Repeat the records in full and exactly, omitting pictures.

=======

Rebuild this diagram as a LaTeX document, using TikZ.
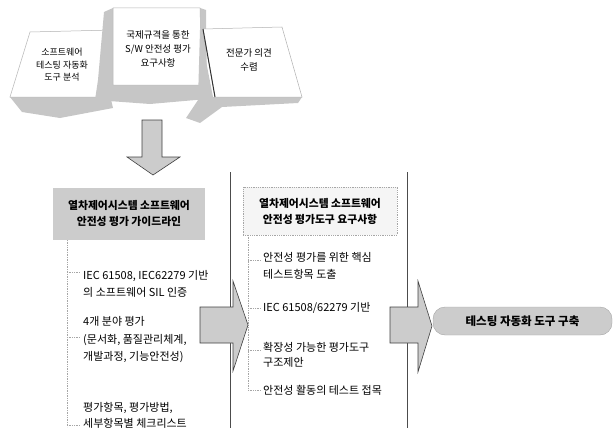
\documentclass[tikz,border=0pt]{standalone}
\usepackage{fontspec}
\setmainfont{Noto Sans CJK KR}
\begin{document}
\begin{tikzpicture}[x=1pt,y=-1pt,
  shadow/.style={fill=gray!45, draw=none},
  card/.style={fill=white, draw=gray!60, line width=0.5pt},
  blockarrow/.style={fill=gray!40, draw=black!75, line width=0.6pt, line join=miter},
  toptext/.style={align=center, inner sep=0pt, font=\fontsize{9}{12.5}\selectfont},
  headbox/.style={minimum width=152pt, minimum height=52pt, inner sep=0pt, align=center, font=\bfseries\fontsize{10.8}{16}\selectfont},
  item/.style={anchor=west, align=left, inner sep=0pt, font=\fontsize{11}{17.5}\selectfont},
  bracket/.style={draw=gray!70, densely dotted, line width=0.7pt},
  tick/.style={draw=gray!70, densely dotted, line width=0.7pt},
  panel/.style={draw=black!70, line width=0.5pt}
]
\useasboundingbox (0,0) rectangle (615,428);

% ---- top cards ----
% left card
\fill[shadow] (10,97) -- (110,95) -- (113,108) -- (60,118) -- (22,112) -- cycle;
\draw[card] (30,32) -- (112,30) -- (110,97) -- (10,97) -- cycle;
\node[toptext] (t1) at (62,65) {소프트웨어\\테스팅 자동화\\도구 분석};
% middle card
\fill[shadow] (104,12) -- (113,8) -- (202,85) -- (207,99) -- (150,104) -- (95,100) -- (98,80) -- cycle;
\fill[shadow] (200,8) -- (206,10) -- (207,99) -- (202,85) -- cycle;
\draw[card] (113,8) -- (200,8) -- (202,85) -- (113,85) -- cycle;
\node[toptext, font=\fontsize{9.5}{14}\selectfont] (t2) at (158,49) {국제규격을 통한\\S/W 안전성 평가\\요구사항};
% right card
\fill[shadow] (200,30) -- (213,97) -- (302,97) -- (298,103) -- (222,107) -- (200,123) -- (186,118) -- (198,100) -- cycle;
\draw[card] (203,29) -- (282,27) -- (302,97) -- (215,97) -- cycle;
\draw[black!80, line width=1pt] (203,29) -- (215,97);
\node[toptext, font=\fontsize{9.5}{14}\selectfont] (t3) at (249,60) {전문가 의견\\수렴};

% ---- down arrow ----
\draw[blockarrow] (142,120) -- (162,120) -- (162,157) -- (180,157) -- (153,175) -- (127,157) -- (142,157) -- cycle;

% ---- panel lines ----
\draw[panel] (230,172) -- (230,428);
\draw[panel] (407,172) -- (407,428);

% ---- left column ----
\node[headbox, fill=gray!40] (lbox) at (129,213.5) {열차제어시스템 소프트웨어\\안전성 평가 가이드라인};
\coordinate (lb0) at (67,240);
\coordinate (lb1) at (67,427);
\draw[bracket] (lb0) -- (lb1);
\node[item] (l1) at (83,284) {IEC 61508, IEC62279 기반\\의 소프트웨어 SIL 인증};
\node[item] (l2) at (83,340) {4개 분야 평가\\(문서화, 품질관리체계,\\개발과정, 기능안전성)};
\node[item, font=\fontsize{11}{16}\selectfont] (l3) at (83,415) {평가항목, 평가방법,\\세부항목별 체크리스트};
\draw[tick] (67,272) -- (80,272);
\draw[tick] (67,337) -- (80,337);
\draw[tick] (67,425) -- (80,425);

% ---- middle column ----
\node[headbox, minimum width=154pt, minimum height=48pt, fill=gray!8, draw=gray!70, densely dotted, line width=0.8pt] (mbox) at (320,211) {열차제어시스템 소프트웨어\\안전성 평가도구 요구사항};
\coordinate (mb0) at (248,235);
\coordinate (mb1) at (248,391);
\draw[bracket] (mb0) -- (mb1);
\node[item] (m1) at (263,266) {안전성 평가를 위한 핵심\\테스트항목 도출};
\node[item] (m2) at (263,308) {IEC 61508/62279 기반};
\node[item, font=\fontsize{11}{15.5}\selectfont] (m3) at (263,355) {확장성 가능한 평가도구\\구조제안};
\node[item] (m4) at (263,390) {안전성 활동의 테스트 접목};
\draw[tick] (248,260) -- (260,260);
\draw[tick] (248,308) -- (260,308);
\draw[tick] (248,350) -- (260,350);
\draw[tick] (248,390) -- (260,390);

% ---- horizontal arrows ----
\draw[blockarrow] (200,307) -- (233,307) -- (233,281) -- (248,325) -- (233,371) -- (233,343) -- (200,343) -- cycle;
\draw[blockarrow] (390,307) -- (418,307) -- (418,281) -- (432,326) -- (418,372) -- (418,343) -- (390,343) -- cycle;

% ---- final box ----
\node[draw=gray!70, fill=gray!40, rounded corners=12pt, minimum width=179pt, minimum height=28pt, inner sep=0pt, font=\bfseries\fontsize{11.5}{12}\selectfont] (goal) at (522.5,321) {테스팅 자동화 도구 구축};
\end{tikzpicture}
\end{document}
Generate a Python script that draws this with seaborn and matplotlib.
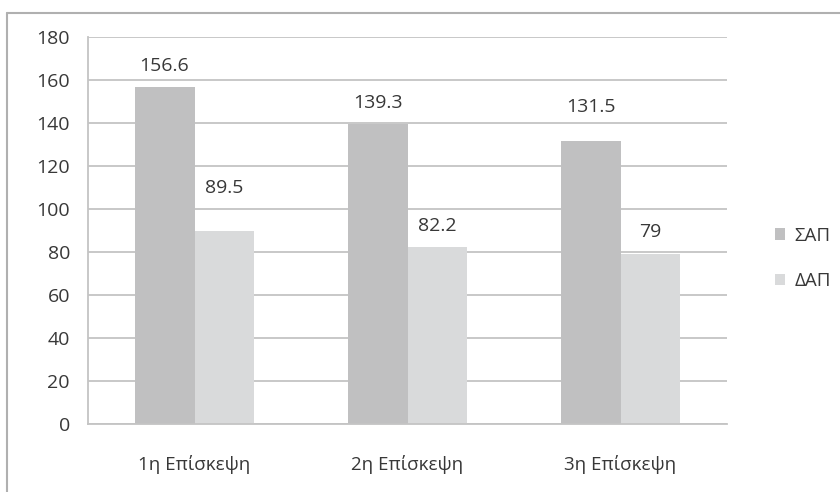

=======

Result of this task:
Rebuild this diagram as a LaTeX document, using TikZ.
\documentclass[tikz,border=0pt]{standalone}
\usepackage{fontspec}
\setmainfont{Noto Sans CJK KR}
\begin{document}
\begin{tikzpicture}[x=1pt,y=-1pt,
  shadow/.style={fill=gray!45, draw=none},
  card/.style={fill=white, draw=gray!60, line width=0.5pt},
  blockarrow/.style={fill=gray!40, draw=black!75, line width=0.6pt, line join=miter},
  toptext/.style={align=center, inner sep=0pt, font=\fontsize{9}{12.5}\selectfont},
  headbox/.style={minimum width=152pt, minimum height=52pt, inner sep=0pt, align=center, font=\bfseries\fontsize{10.8}{16}\selectfont},
  item/.style={anchor=west, align=left, inner sep=0pt, font=\fontsize{11}{17.5}\selectfont},
  bracket/.style={draw=gray!70, densely dotted, line width=0.7pt},
  tick/.style={draw=gray!70, densely dotted, line width=0.7pt},
  panel/.style={draw=black!70, line width=0.5pt}
]
\useasboundingbox (0,0) rectangle (615,428);

% ---- top cards ----
% left card
\fill[shadow] (10,97) -- (110,95) -- (113,108) -- (60,118) -- (22,112) -- cycle;
\draw[card] (30,32) -- (112,30) -- (110,97) -- (10,97) -- cycle;
\node[toptext] (t1) at (62,65) {소프트웨어\\테스팅 자동화\\도구 분석};
% middle card
\fill[shadow] (104,12) -- (113,8) -- (202,85) -- (207,99) -- (150,104) -- (95,100) -- (98,80) -- cycle;
\fill[shadow] (200,8) -- (206,10) -- (207,99) -- (202,85) -- cycle;
\draw[card] (113,8) -- (200,8) -- (202,85) -- (113,85) -- cycle;
\node[toptext, font=\fontsize{9.5}{14}\selectfont] (t2) at (158,49) {국제규격을 통한\\S/W 안전성 평가\\요구사항};
% right card
\fill[shadow] (200,30) -- (213,97) -- (302,97) -- (298,103) -- (222,107) -- (200,123) -- (186,118) -- (198,100) -- cycle;
\draw[card] (203,29) -- (282,27) -- (302,97) -- (215,97) -- cycle;
\draw[black!80, line width=1pt] (203,29) -- (215,97);
\node[toptext, font=\fontsize{9.5}{14}\selectfont] (t3) at (249,60) {전문가 의견\\수렴};

% ---- down arrow ----
\draw[blockarrow] (142,120) -- (162,120) -- (162,157) -- (180,157) -- (153,175) -- (127,157) -- (142,157) -- cycle;

% ---- panel lines ----
\draw[panel] (230,172) -- (230,428);
\draw[panel] (407,172) -- (407,428);

% ---- left column ----
\node[headbox, fill=gray!40] (lbox) at (129,213.5) {열차제어시스템 소프트웨어\\안전성 평가 가이드라인};
\coordinate (lb0) at (67,240);
\coordinate (lb1) at (67,427);
\draw[bracket] (lb0) -- (lb1);
\node[item] (l1) at (83,284) {IEC 61508, IEC62279 기반\\의 소프트웨어 SIL 인증};
\node[item] (l2) at (83,340) {4개 분야 평가\\(문서화, 품질관리체계,\\개발과정, 기능안전성)};
\node[item, font=\fontsize{11}{16}\selectfont] (l3) at (83,415) {평가항목, 평가방법,\\세부항목별 체크리스트};
\draw[tick] (67,272) -- (80,272);
\draw[tick] (67,337) -- (80,337);
\draw[tick] (67,425) -- (80,425);

% ---- middle column ----
\node[headbox, minimum width=154pt, minimum height=48pt, fill=gray!8, draw=gray!70, densely dotted, line width=0.8pt] (mbox) at (320,211) {열차제어시스템 소프트웨어\\안전성 평가도구 요구사항};
\coordinate (mb0) at (248,235);
\coordinate (mb1) at (248,391);
\draw[bracket] (mb0) -- (mb1);
\node[item] (m1) at (263,266) {안전성 평가를 위한 핵심\\테스트항목 도출};
\node[item] (m2) at (263,308) {IEC 61508/62279 기반};
\node[item, font=\fontsize{11}{15.5}\selectfont] (m3) at (263,355) {확장성 가능한 평가도구\\구조제안};
\node[item] (m4) at (263,390) {안전성 활동의 테스트 접목};
\draw[tick] (248,260) -- (260,260);
\draw[tick] (248,308) -- (260,308);
\draw[tick] (248,350) -- (260,350);
\draw[tick] (248,390) -- (260,390);

% ---- horizontal arrows ----
\draw[blockarrow] (200,307) -- (233,307) -- (233,281) -- (248,325) -- (233,371) -- (233,343) -- (200,343) -- cycle;
\draw[blockarrow] (390,307) -- (418,307) -- (418,281) -- (432,326) -- (418,372) -- (418,343) -- (390,343) -- cycle;

% ---- final box ----
\node[draw=gray!70, fill=gray!40, rounded corners=12pt, minimum width=179pt, minimum height=28pt, inner sep=0pt, font=\bfseries\fontsize{11.5}{12}\selectfont] (goal) at (522.5,321) {테스팅 자동화 도구 구축};
\end{tikzpicture}
\end{document}
Generate a Python script that draws this with seaborn and matplotlib.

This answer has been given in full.